Aurora Flight Sciences Partners with Uber in Contested Airspace

April 27, 2017

William Kucinski

The Uber and Aurora Flight Sciences eVTOL subscale demonstrator in flight. Aurora has adapted and combined technologies of its previous projects to develop the eVTOL concept.

Uber announced in late April a partnership with Aurora Flight Sciences to develop electric vertical takeoff and landing (eVTOL) aircraft for its Uber Elevate Network. Aurora’s eVTOL concept is derived from its existing XV-24A LightningStrike VTOL X-Plane subscale vehicle demonstrator (SVD) aircraft for the U.S. Department of Defense and from other autonomous aircraft the company has developed over the years.

The 325-pound Aurora Flight Sciences XV-24A LightningStrike VTOL X-Plane subscale vehicle demonstrator (SVD) aircraft during test flight on April 4, 2017.

An artist's rendition of the full size 12,000-lb LightningStrike XV-24A. The LightningStrike has 24 distributed electric fans that vary in pitch to enable the aircraft to takeoff and transition to conventional flight.

Aurora has adapted and combined the autonomous flight guidance system from its Centaur optionally piloted aircraft, the lidar-based perception and collision avoidance system from the AACUS program, and the battery electric propulsion system from the XV-24A SVD to create the innovative eVTOL design.

“Uber is taking a big step forward toward making the world’s first VTOL network a reality and our partnership with Aurora Flight Sciences will help get us off the ground,” said Mark Moore, Director of Engineering for Uber. “The Elevate VTOL network will help improve urban mobility around the world and transform the way we travel.”

The partnership agreement provides the basis for a system of urban transportation solutions that will enable users of the Uber Elevate Network to request an Aurora eVTOL aircraft via Uber’s computer or mobile software applications. The first successful test flight of a subscale demonstrator eVTOL vehicle occurred on April 20, 2017. Aurora’s current goal will be delivering 50 full-scale aircraft for testing by 2020.

This announcement came shortly after the April 4, 2017 announcement that the XV-24A SVD successfully completed its test flight program. The 325-lb XV-24A SVD, funded by DARPA, demonstrated key technical features of the full-scale 12,000-lb LightningStrike XV-24A, including outbound and inbound transition flight. The XV-24A flight test program is currently scheduled to begin in late 2018.

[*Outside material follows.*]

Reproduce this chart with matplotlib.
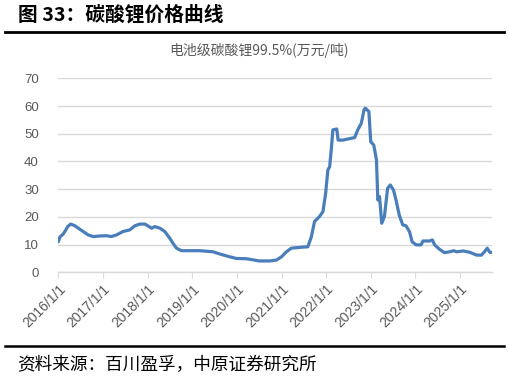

The XV-24A, which is expected to perform manned or unmanned operations, utilizes a tilt-wing system powered by an electric distributed propulsion (EDP) system. Twenty four variable-pitch ducted fans driven by electric motors provide thrust for both hover and cruise and are designed to achieve a top sustained flight speed between 300 and 400 knots. A single Rolls-Royce AE 1107C turboshaft engine—used on the V-22 Osprey—drives three Honeywell generators that provide power to the wing and canard electric motors. Aurora aims for the XV-24A to have a 15% increase in hover efficiency and a two-fold increase in speed over modern helicopters.

Lilium's Lilium Jet two-seat prototype. The company announced that it had completed successful flight tests on April 20, 2017. The Lilium Jet also utilizes a variable pitch, electric distributed propulsion system with 36 fans.

“The Uber Elevate mission is all about low noise, high reliability, and low cost,” said Aurora CEO John Langford.

The XV-24A’s EDP system is similar to another eVTOL craft in development—Lilium’s two-seater Lilium Jet prototype, which also announced successful flight tests on April 20, 2017. Similarly, Lilium is aiming to capture the market on small VTOL craft on-demand ridesharing.

An artist's rendition of the five-seat Lilium Eagle air taxi. Lilium is also aiming to corner the market on air taxi services and ride-sharing.

The Lilium Jet zero-emissions EDP system is mounted to 12 vectoring flaps on stationary wings. It operates much in the same way as Aurora’s XV-24A and XV-24A SVD where downward pointing engines lift the aircraft and then transition to a horizontal position for conventional flight. The Lilium Jet design is based on redundancy and maintainability, with 36 individually shielded engines sharing identical components. Lilium claims the aircraft is capable of approximately 160 knots with a range of 300 km.

Lilium currently developing the Lilium Eagle, a larger, five-seat eVTOL craft designed specifically for on-demand air taxi and ride-sharing services.